▸ **DIRECTIONS**
Without any pictures, restate the lines from the one containing "Convert this chart to Altair code." to the one containing "import pandas as pd", word for word, ends included.

▸ **ENTRIES**

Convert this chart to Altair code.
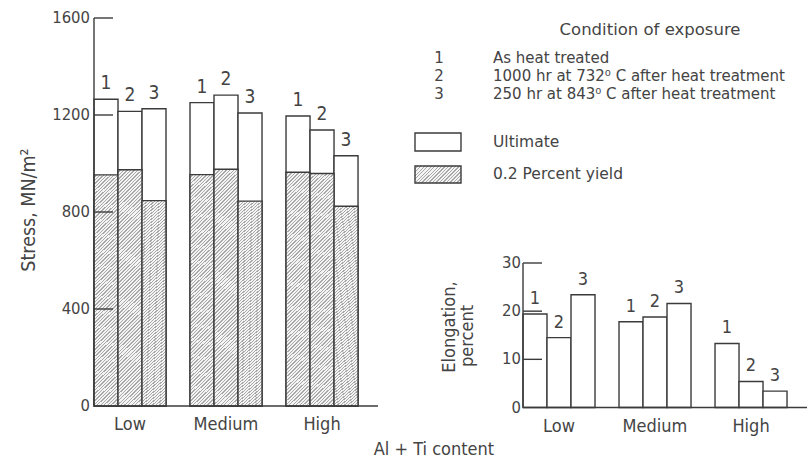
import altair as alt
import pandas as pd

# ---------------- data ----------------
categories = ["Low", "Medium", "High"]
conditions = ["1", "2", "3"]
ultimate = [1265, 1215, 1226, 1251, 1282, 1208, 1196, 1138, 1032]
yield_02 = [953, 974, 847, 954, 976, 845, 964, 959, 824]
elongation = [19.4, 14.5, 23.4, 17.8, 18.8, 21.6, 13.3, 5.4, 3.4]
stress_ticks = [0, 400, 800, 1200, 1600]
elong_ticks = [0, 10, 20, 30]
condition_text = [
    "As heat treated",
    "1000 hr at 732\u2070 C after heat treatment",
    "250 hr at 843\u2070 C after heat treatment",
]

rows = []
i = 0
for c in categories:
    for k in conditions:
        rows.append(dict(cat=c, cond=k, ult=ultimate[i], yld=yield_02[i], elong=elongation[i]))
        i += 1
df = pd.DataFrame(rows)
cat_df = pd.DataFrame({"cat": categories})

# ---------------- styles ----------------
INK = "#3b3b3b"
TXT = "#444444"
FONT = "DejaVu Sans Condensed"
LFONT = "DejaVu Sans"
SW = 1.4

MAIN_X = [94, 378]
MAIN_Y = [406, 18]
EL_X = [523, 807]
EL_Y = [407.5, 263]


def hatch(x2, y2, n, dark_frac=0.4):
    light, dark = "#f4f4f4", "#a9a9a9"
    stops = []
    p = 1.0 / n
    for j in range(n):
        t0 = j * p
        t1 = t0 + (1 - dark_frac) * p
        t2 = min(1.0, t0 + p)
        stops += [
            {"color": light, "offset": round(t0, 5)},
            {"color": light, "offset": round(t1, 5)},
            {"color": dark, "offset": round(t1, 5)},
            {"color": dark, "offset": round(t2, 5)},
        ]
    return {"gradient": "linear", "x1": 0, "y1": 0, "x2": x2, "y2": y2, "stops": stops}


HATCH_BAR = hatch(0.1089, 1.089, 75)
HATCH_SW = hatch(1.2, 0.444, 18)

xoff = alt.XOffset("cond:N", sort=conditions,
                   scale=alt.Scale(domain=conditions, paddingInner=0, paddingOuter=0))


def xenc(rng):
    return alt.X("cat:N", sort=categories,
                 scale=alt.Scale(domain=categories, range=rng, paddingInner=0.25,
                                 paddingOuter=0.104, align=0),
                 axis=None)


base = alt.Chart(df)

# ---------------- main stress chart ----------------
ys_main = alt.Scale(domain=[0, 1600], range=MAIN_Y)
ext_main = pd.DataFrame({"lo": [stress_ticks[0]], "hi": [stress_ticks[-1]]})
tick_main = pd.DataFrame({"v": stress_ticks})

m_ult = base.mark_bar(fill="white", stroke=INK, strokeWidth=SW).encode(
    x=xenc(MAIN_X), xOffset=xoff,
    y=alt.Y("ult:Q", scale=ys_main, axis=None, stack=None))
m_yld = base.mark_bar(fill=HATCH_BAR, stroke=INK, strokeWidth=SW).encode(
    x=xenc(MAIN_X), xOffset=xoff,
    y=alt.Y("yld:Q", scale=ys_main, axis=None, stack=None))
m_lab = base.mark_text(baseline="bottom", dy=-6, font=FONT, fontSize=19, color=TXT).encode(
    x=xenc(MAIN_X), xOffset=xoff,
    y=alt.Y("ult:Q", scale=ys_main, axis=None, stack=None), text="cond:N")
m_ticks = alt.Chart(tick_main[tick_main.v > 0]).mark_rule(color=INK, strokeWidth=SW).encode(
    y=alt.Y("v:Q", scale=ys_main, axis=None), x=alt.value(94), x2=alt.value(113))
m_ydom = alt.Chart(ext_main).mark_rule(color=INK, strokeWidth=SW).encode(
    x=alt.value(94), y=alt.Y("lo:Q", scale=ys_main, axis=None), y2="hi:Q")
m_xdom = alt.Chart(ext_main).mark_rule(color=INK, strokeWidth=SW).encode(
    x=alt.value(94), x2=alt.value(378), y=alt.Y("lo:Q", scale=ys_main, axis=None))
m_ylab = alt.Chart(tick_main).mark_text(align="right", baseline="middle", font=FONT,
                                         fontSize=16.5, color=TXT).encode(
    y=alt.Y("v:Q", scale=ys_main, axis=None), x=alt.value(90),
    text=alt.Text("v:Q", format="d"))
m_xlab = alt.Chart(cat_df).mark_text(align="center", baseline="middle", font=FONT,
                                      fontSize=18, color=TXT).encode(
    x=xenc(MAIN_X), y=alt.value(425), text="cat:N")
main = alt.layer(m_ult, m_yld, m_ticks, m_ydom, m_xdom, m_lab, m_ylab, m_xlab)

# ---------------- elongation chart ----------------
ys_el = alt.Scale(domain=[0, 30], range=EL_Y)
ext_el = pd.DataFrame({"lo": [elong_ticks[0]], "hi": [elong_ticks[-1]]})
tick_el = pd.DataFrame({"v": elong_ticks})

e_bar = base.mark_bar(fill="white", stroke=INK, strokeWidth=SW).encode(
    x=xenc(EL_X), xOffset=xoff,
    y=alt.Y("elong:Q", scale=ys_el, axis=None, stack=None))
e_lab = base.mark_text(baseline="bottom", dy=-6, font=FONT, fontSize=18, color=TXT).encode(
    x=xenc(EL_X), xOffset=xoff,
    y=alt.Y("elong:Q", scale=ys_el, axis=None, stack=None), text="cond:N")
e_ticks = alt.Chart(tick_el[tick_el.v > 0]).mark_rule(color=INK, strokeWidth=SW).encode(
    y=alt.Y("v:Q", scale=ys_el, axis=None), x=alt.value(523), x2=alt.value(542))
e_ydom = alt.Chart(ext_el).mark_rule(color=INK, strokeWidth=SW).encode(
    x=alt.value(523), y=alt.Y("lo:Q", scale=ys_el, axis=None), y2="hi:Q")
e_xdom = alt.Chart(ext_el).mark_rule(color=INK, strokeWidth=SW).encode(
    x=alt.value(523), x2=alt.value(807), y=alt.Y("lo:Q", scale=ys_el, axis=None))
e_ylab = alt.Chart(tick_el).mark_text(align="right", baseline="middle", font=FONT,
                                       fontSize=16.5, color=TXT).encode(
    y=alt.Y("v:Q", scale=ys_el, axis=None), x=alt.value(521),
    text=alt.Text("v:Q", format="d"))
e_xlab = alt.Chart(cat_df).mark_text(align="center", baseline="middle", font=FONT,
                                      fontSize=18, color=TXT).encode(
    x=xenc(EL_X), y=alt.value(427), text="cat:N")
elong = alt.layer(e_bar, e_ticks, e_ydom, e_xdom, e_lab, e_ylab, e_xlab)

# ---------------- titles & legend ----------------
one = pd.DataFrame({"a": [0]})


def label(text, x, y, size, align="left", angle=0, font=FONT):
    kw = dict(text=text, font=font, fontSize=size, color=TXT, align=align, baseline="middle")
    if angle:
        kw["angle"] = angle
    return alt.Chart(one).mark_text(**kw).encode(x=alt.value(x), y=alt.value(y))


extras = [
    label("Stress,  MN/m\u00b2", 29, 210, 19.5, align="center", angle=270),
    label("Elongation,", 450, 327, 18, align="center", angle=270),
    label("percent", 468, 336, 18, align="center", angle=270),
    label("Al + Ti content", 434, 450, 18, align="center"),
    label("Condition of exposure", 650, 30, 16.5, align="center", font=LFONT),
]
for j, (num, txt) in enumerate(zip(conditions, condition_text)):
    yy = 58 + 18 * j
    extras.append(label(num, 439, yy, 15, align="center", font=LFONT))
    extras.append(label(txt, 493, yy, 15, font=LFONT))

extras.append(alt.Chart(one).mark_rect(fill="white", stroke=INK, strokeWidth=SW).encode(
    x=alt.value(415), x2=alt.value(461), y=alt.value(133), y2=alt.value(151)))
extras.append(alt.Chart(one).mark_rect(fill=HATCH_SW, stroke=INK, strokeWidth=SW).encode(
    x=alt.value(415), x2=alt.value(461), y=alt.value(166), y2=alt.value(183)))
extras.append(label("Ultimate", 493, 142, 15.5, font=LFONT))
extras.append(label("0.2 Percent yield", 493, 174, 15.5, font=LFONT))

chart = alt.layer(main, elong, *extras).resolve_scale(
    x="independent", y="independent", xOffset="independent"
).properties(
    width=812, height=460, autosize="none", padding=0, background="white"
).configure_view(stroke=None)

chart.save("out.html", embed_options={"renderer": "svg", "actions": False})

---

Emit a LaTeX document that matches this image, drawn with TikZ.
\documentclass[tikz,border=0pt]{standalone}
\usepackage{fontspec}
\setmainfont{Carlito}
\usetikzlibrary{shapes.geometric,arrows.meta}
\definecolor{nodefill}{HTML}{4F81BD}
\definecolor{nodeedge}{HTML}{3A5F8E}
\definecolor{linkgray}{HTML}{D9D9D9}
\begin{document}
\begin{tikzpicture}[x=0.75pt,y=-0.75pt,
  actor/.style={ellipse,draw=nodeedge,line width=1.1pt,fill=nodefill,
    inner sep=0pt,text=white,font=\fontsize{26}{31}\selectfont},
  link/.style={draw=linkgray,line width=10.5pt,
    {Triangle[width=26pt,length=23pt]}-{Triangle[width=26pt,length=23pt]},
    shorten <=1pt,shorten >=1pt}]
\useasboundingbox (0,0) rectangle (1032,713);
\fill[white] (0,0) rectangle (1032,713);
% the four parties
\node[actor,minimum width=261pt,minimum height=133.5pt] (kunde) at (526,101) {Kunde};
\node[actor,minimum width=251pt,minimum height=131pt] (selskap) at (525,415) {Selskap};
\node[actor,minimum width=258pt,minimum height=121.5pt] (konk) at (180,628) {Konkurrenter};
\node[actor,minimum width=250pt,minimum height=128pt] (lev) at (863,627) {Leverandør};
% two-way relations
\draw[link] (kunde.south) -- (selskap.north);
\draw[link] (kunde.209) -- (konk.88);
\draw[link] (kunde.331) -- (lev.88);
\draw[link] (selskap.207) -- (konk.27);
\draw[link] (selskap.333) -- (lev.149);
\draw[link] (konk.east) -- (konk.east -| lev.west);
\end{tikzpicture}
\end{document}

▸ **COMPLETE RESPONSE**
Convert this chart to Altair code.
import altair as alt
import pandas as pd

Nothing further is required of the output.